As Nolo states, “If the IRS concludes that an S corporation owner has attempted to evade payroll taxes by disguising employee salary as corporate distributions, it can recharacterize the distributions as salary and require payment of employment taxes and penalties which can include payroll tax penalties of up to 100% plus negligence penalties.”

7. Makes it harder to profit and grow

The more disciplined a business is about finances, the greater the likelihood of success. If you are loosey-goosey handling bank accounts, it can cause your business to lack fiscal discipline in other ways. And that puts an unnecessary impediment in front of you.

Any financial reports may show an inaccurate picture of the business, because they may include personal expenses. How in the world can you generate a useful Profit and Loss statement (P&L) without clean data?

At the very least you will have to stop to clean up your data first. This robs you of real-time reporting capability.

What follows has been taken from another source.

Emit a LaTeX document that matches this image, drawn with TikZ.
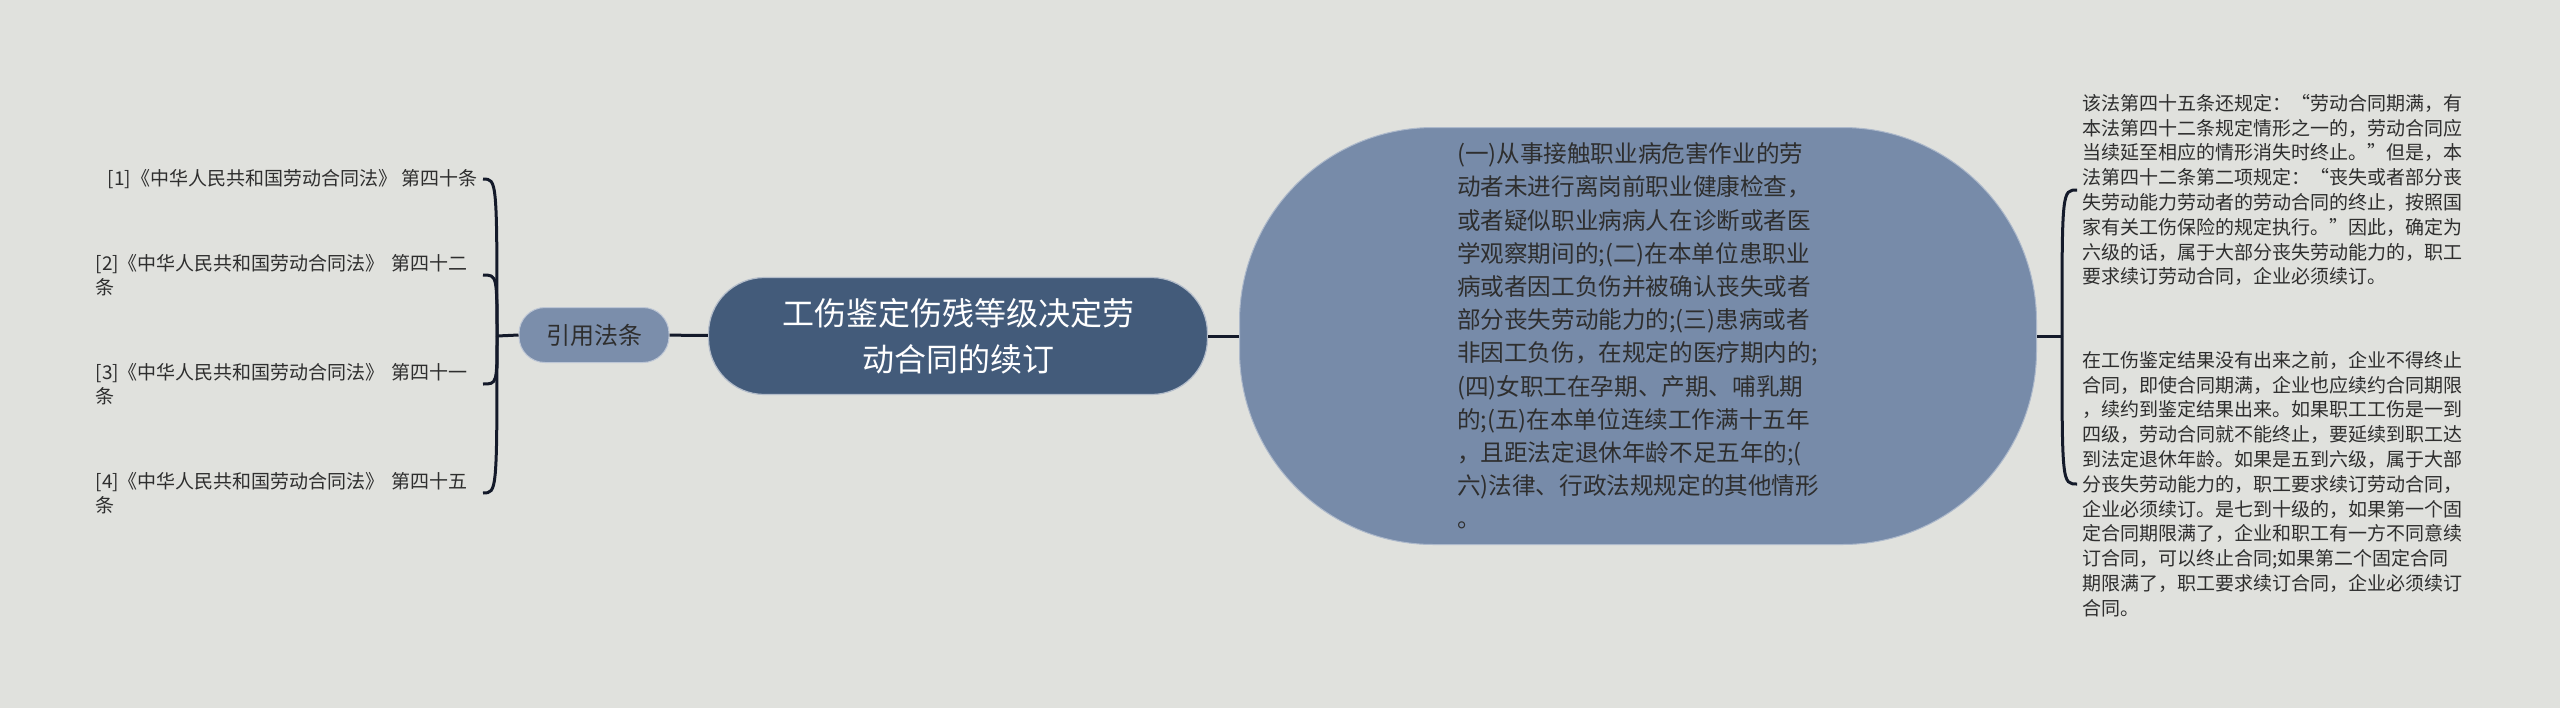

Overall, by mixing personal and business funds and not maintaining discipline, it becomes harder to manage the business toward profits and success.

Best Practices for Business and Personal Expenses

Most small businesses start out with the owner using her personal funds to start the business. So, from the owner's standpoint it may seem perfectly fine to keep mixing personal and business. In fact, according to one survey, 27% of business owners admitted using the same account for business and personal.